Former ambassador to Beijing and former presidential candidate Jon Huntsman has some useful points to make in the Wall Street Journal about how America must deal with China. But his prescriptions are curiously incomplete.
He argues, convincingly, that “the U.S. must deal with China from a position of strength”; “we should be pursuing free trade agreements with Japan, Taiwan and India, and allowing American businesses to enter Burma”; “we should renew our ties to key allies, focusing on joint endeavors that hedge against some of the more difficult contingencies we could face in the region from an aggressive China and People’s Liberation Army”; and we must make clear that, while “values matter,” “in today’s China those values we share are found mostly among people like Mr. Chen, and not in the Communist Party or the government.”
What’s missing here? Any mention of military strength. Huntsman is right that we need to get our economic house in order (presumably by reducing the burden of government on the economy and reducing the ridiculous federal budget deficit). But we also must make clear to China that there is no sense in a military challenge to the U.S. and our allies because we will be strong enough to resist any Chinese adventurism.
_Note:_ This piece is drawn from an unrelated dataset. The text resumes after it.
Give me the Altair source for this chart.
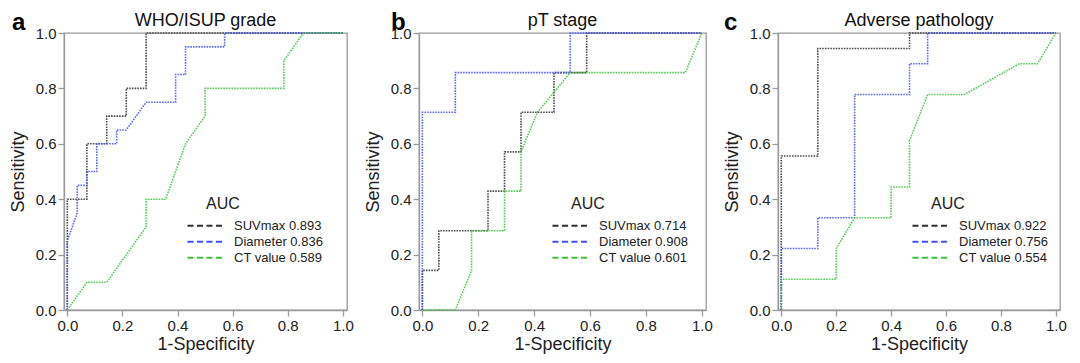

That deterrence is in the process of being lost today, unfortunately.
As former Secretary of the Navy John Lehman pointed out in a previous Journal oped, a bipartisan commission chaired by Stephen Hadley and William Perry determined that the Navy needs at least 346 vessels in the future. But today, the Navy has only 286 ships, and it is shrinking. Based on the present trajectory, it will be down to 240-250 ships at best. That is hardly a signal of strength to China at a time when its own military is expanding at breakneck pace.
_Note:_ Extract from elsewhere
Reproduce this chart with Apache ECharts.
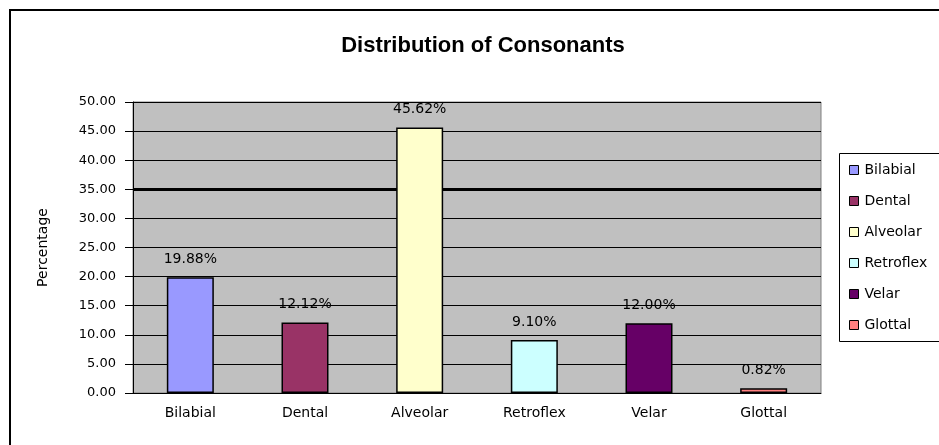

The fact that Huntsman makes no mention of this important expression of national power is a reminder that he ran for the Republican nomination as a quasi-isolationist–and reason to be thankful his campaign gained so little traction.










The only signal of American strength the Chinese would take notice of is the removal of Obama from Office come November.
We have a president, who is not only a quasi socialist but as such he desires to see the USA no stronger, no wealthier and no more independent than any other nation. Radical egalitarianism. Conseqjuently, Barry Soetoro has been reducing the US Armed Forces, our weapons and space programs (NASA),. He must have more money for his social programs, which are mostly a way to buy the voting loyalty of the "masses".
I believe China's military is decades away from competing. I also believe China is in a long-war strategy, or perhaps a 100year plan, doing away with 5-years. They have expediently built infrastructe, no matter how terribly it was constructed. The one-child policy should start reducing numbers shortly, perhaps halved by 2100 or sooner; thinking a third less around 2050. Easier to distribute to less persons. Their foreign policy has expanded. Cyberwarring, trade wars, intentional poisoning commerce (my opinion). When they catch up to where they pretend to be, imperialism and conquest anew. Authoritarians do not suddenly grant freedom.
Peace thru strength, I concur with the article. Also, Huntsman is a wannabe paper tiger.
America like all evil empires before it will surely fall, for decades you have been invading other countries and killing people.